In August–September 1958 Neosho joined Task Force 88 for Operation Argus, making three nuclear weapons tests in the South Atlantic Ocean. Her commanding officer served as Commander Task Group 88.3, the Mobile Logistics Group, consisting of Neosho, equipped with United States Air Force MSQ-1 radar and communication vans, the oiler , and destroyers.

In the fall of 1962 Neosho provided logistical support to ships enforcing the naval quarantine (blockade) of Cuba during the Cuban Missile Crisis . From April until July 1964 she had a complete overhaul in dry dock at Baltimore, Maryland. Less than three years later, in 1965, she serviced Atlantic Fleet ships during the political turmoil in the Dominican Republic, which later in 1965 led to the U.S. occupation of that country. By 1967 she had taken part in over 2,500 replenishments to transfer more than 640 e6USgal of petroleum products under both normal and crisis operational conditions.

In January 1968, Neosho emerged from overhaul at the Norfolk Naval Shipyard at Portsmouth, Virginia, to commence another three-year employment cycle beginning with refresher training and local operations, followed by two seven-month Mediterranean tours sandwiched between duty with the Second Fleet and ending in late 1970 with another overhaul. After routine support operations with the Second and Sixth Fleets, Neosho entered a brief overhaul at Norfolk Naval Shipyard. On 1 February 1972, she supported Operation Springboard in the Puerto Rican operating area, returning to Norfolk in early March 1972 prior to deploying to the Sixth Fleet in April 1972. In the Mediterranean, she conducted about 100 refuelings at sea and port visits to Palma de Majorca, Naples, Athens, Ville de France, and Barcelona.
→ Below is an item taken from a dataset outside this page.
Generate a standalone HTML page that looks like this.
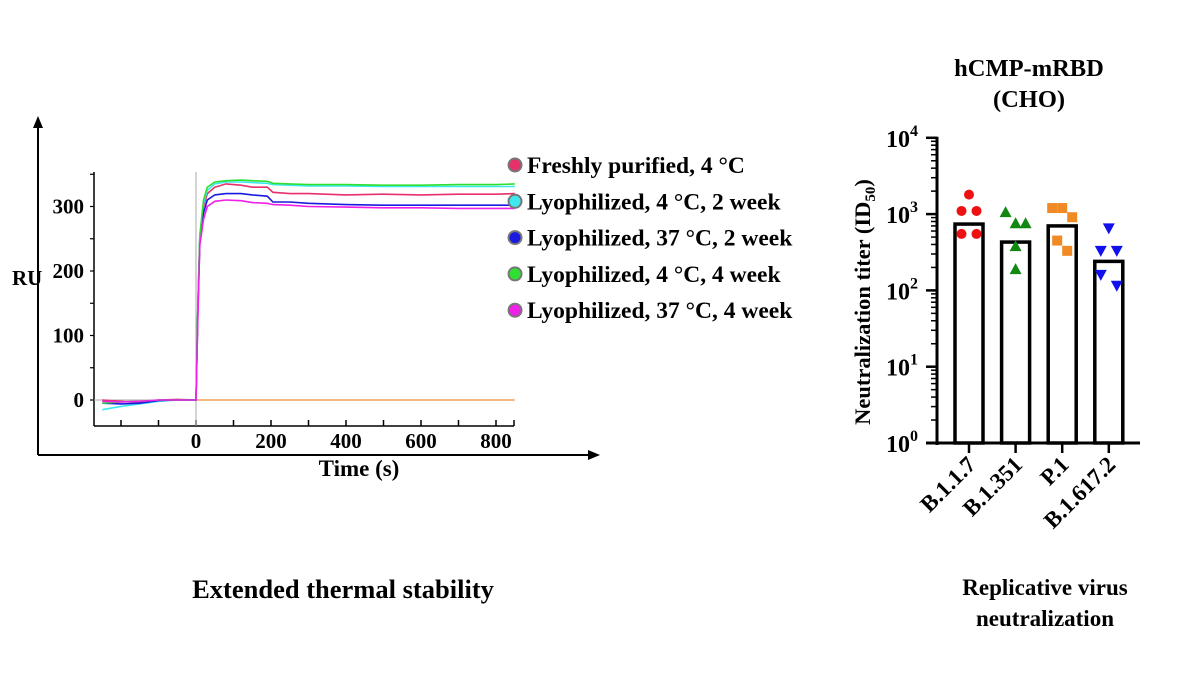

===Military Sealift Command, 1978-1992===
Neosho was decommissioned on 25 May 1978 and placed in non-commissioned service with the Military Sealift Command as USNS Neosho (T-AO-143), continuing her U.S. Navy service with a civilian crew. She was placed out of service in 1992, and struck from the Naval Vessel Register on 16 February 1994.

==Disposal==
Neosho was transferred to the United States Maritime Administration (MARAD) on 1 May 1999 for lay-up in the National Defense Reserve Fleet, James River, Fort Eustis, Virginia. She returned to U.S. Navy custody in 2005 and was sold for scrapping on 2 February 2005. The scrapping was completed at International Shipbreaking of Brownsville, Texas, on 8 November 2005.

==Commemoration==
To honor all auxiliary fleet oilers named after rivers with Native American names, Veterans of Foreign Wars Linden-Tripkos Post #6654 in De Soto, Kansas, installed Neosho′s ship's bell next to the post's gateway memorial. This artifact was a proxy for the previous USS Neosho that served in World War II.